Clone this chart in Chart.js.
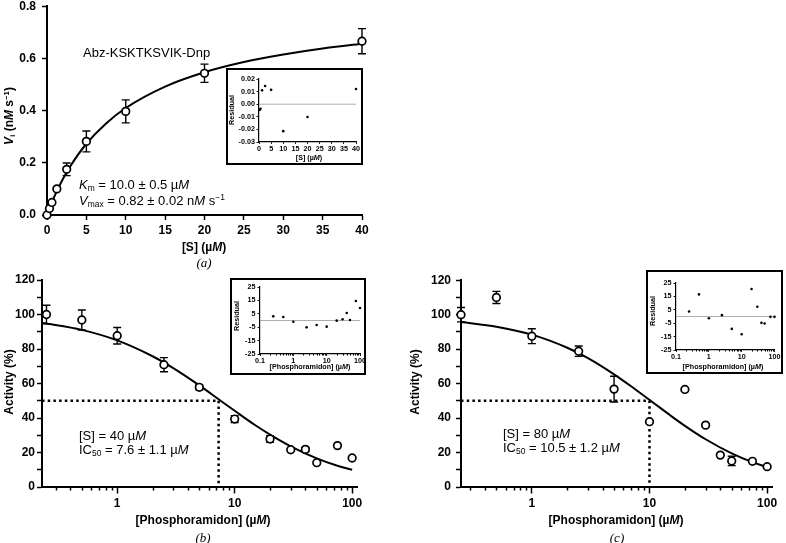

# # # # #

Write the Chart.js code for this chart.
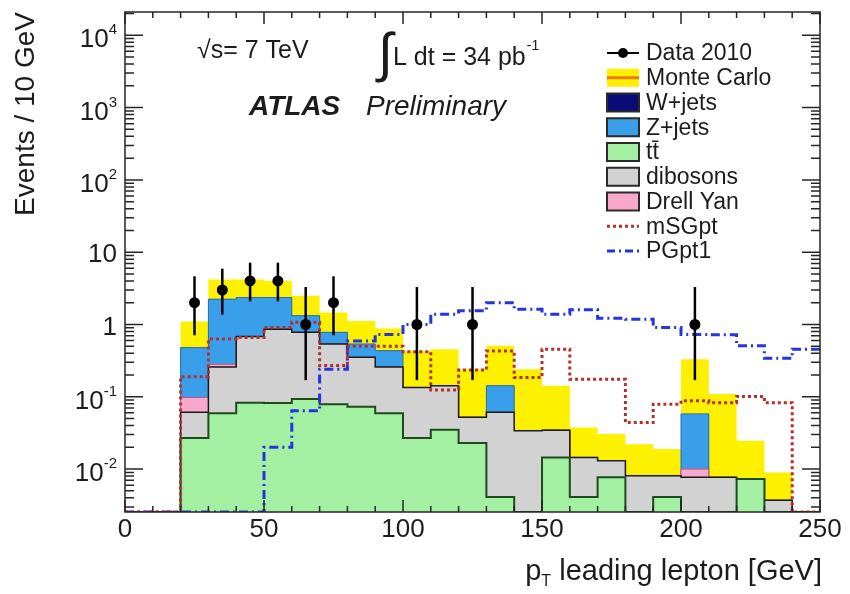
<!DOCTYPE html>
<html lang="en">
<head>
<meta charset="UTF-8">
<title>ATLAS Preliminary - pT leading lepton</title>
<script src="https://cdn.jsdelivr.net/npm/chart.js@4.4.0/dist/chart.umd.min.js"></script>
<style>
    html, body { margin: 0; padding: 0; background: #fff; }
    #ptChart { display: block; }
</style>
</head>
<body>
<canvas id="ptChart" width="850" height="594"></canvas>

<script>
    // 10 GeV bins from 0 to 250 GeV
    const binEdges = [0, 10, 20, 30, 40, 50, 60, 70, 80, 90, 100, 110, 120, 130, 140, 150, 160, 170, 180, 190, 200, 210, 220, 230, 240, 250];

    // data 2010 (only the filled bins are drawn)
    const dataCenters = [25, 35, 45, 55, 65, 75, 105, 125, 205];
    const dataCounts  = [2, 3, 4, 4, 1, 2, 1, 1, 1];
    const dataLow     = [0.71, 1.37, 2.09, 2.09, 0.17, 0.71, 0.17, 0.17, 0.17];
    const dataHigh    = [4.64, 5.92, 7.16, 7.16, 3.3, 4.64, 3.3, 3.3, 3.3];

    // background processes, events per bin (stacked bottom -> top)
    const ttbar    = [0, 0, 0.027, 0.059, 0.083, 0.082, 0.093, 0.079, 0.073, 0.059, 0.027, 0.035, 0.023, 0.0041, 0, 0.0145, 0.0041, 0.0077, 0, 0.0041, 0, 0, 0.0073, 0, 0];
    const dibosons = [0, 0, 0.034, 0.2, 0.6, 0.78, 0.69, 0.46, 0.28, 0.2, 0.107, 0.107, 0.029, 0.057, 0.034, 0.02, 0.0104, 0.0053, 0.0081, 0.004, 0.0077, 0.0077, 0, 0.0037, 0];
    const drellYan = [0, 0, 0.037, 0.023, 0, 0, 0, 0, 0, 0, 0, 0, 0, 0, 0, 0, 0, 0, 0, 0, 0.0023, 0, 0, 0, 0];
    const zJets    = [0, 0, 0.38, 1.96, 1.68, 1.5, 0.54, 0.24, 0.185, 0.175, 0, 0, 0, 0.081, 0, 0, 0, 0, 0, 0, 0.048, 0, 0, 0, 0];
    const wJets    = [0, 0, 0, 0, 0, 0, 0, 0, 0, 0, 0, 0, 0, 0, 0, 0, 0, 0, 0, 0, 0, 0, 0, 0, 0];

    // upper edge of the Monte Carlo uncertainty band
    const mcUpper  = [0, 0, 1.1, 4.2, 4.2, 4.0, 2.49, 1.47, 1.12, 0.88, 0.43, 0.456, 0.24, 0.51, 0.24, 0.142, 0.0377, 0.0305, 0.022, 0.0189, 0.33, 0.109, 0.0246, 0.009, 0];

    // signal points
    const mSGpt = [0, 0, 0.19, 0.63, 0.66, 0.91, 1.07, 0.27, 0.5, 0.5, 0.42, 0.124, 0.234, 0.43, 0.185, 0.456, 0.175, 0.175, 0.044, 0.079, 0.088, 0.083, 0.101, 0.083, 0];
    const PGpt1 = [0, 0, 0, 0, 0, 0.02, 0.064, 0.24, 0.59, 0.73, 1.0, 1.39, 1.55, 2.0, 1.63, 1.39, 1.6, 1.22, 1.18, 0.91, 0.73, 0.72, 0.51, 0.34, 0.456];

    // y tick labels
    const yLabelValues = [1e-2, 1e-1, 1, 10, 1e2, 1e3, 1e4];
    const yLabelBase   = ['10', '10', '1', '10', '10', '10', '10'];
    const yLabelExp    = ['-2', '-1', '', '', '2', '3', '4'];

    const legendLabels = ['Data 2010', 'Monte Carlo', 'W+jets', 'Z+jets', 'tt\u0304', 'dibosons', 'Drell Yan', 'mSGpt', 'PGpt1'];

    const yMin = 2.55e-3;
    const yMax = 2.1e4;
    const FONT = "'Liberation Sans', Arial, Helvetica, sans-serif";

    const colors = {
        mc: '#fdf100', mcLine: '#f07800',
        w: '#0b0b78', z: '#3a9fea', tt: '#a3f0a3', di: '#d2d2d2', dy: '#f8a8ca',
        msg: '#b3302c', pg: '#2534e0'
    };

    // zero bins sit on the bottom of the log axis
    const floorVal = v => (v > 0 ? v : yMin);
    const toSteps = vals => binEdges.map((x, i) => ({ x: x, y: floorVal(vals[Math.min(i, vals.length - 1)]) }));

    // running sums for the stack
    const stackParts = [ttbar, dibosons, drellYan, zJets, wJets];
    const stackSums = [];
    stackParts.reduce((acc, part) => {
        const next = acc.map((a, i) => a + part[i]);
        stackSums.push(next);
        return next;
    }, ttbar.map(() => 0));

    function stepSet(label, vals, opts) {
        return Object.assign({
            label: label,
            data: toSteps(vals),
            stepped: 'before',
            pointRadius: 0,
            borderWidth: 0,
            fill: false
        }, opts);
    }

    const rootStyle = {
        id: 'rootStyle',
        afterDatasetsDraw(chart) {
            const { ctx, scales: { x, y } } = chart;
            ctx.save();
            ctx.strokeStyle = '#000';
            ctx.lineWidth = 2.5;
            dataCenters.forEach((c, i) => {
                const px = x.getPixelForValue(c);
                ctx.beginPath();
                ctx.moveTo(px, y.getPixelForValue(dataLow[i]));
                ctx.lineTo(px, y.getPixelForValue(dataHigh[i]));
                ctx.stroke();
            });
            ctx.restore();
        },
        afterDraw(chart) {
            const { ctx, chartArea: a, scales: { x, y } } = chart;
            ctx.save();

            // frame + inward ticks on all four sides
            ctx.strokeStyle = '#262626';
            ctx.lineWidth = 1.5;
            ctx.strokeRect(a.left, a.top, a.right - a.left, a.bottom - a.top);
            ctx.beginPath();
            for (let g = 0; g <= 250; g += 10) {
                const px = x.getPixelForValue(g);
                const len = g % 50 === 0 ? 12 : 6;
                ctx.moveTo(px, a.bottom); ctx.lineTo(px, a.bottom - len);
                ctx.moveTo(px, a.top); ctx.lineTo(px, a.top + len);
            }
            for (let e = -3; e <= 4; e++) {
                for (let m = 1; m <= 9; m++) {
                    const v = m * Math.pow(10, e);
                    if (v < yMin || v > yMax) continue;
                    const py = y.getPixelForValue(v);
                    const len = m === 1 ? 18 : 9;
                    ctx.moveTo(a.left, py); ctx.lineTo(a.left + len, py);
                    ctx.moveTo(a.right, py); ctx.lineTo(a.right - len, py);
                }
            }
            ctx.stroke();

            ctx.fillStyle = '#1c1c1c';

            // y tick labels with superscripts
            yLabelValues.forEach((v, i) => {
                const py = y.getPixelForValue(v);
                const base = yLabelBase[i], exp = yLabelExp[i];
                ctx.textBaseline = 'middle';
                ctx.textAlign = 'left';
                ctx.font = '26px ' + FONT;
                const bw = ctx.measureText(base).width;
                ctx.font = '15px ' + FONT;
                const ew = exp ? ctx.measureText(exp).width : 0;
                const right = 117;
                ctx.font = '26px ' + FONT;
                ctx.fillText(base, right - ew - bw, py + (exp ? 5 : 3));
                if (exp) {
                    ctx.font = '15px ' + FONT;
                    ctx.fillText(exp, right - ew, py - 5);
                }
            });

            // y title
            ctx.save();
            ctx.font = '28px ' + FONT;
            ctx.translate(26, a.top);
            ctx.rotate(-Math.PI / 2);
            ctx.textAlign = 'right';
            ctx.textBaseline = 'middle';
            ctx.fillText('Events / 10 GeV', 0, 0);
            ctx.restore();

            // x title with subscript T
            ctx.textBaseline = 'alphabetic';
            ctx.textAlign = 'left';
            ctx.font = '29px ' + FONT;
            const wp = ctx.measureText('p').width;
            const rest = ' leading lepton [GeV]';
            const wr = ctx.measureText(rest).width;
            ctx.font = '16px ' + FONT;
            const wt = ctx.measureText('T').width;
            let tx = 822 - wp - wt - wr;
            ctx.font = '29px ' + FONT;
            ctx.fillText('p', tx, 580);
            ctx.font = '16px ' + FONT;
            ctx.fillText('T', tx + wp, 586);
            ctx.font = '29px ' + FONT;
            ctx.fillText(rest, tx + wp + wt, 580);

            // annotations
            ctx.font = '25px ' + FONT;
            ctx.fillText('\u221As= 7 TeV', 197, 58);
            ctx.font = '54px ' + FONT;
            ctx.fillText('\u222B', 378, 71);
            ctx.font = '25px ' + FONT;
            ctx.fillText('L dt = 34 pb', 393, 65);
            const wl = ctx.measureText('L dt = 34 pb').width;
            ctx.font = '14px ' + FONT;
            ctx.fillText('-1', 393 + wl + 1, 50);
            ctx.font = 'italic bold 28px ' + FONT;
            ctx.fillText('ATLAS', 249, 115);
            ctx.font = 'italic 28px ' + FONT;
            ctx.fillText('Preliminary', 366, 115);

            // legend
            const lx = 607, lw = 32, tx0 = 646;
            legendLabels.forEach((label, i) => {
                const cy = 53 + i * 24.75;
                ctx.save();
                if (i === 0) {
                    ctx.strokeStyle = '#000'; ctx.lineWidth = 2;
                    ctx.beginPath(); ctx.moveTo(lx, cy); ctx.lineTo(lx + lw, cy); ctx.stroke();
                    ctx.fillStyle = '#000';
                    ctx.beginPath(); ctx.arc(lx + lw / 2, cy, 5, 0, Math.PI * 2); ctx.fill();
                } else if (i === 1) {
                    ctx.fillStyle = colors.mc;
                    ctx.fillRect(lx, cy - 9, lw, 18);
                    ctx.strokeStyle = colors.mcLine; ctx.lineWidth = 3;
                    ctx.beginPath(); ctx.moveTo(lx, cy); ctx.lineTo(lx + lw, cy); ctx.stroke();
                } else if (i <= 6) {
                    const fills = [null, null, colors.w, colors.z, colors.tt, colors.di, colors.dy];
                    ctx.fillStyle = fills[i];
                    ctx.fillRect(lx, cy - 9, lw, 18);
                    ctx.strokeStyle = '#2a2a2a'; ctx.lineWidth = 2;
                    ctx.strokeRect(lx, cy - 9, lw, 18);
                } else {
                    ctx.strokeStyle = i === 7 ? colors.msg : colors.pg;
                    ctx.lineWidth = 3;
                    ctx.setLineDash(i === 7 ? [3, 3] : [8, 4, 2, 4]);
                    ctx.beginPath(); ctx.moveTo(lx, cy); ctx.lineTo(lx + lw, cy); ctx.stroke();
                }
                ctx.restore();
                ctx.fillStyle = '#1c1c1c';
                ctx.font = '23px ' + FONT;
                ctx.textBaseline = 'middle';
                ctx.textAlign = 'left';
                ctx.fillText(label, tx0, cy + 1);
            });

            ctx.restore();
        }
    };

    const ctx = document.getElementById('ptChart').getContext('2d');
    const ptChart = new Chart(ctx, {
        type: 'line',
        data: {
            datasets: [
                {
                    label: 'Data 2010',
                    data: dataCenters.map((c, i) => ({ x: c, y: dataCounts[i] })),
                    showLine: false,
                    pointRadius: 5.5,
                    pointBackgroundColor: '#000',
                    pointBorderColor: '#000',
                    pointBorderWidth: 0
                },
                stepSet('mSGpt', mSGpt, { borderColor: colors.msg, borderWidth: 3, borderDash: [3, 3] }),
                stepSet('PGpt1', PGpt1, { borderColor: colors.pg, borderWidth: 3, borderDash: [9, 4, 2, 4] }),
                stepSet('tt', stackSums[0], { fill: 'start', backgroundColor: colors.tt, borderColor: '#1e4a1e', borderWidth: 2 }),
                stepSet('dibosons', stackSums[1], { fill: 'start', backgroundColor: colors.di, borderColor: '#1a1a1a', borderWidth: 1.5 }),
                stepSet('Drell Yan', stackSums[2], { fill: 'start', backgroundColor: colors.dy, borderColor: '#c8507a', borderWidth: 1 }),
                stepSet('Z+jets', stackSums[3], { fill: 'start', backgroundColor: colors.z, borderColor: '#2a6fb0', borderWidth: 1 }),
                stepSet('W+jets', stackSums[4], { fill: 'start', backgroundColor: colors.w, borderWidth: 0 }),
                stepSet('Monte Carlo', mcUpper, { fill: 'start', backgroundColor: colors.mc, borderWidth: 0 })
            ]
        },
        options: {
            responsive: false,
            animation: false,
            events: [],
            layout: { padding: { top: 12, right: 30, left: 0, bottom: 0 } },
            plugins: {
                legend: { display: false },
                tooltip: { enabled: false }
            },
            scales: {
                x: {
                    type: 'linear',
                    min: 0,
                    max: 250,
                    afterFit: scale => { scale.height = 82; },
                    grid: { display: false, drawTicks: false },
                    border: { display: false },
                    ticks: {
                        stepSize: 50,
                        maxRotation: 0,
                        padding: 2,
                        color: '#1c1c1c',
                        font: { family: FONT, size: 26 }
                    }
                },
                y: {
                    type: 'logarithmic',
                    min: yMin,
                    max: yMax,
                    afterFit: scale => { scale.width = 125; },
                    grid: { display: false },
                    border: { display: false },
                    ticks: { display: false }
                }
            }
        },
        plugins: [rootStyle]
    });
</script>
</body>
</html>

# # # # #

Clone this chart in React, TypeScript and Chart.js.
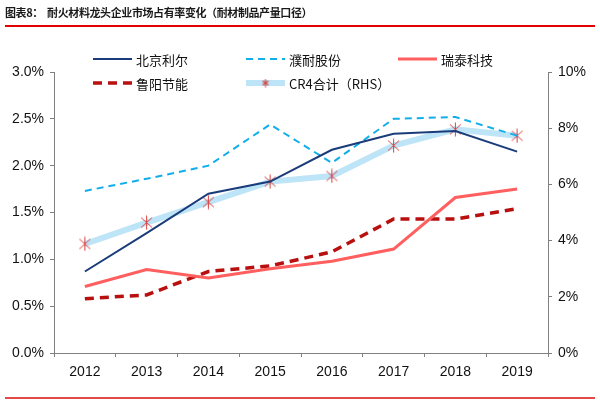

# # # # #

→ What you should do
From the records above, copy exactly the stretch from the line holding "Write the Chart.js code for this chart." through the line holding "3.3, 3.3, 3.3];", both ends included, without the pictures.

→ Written response
Write the Chart.js code for this chart.
<!DOCTYPE html>
<html lang="en">
<head>
<meta charset="UTF-8">
<title>ATLAS Preliminary - pT leading lepton</title>
<script src="https://cdn.jsdelivr.net/npm/chart.js@4.4.0/dist/chart.umd.min.js"></script>
<style>
    html, body { margin: 0; padding: 0; background: #fff; }
    #ptChart { display: block; }
</style>
</head>
<body>
<canvas id="ptChart" width="850" height="594"></canvas>

<script>
    // 10 GeV bins from 0 to 250 GeV
    const binEdges = [0, 10, 20, 30, 40, 50, 60, 70, 80, 90, 100, 110, 120, 130, 140, 150, 160, 170, 180, 190, 200, 210, 220, 230, 240, 250];

    // data 2010 (only the filled bins are drawn)
    const dataCenters = [25, 35, 45, 55, 65, 75, 105, 125, 205];
    const dataCounts  = [2, 3, 4, 4, 1, 2, 1, 1, 1];
    const dataLow     = [0.71, 1.37, 2.09, 2.09, 0.17, 0.71, 0.17, 0.17, 0.17];
    const dataHigh    = [4.64, 5.92, 7.16, 7.16, 3.3, 4.64, 3.3, 3.3, 3.3];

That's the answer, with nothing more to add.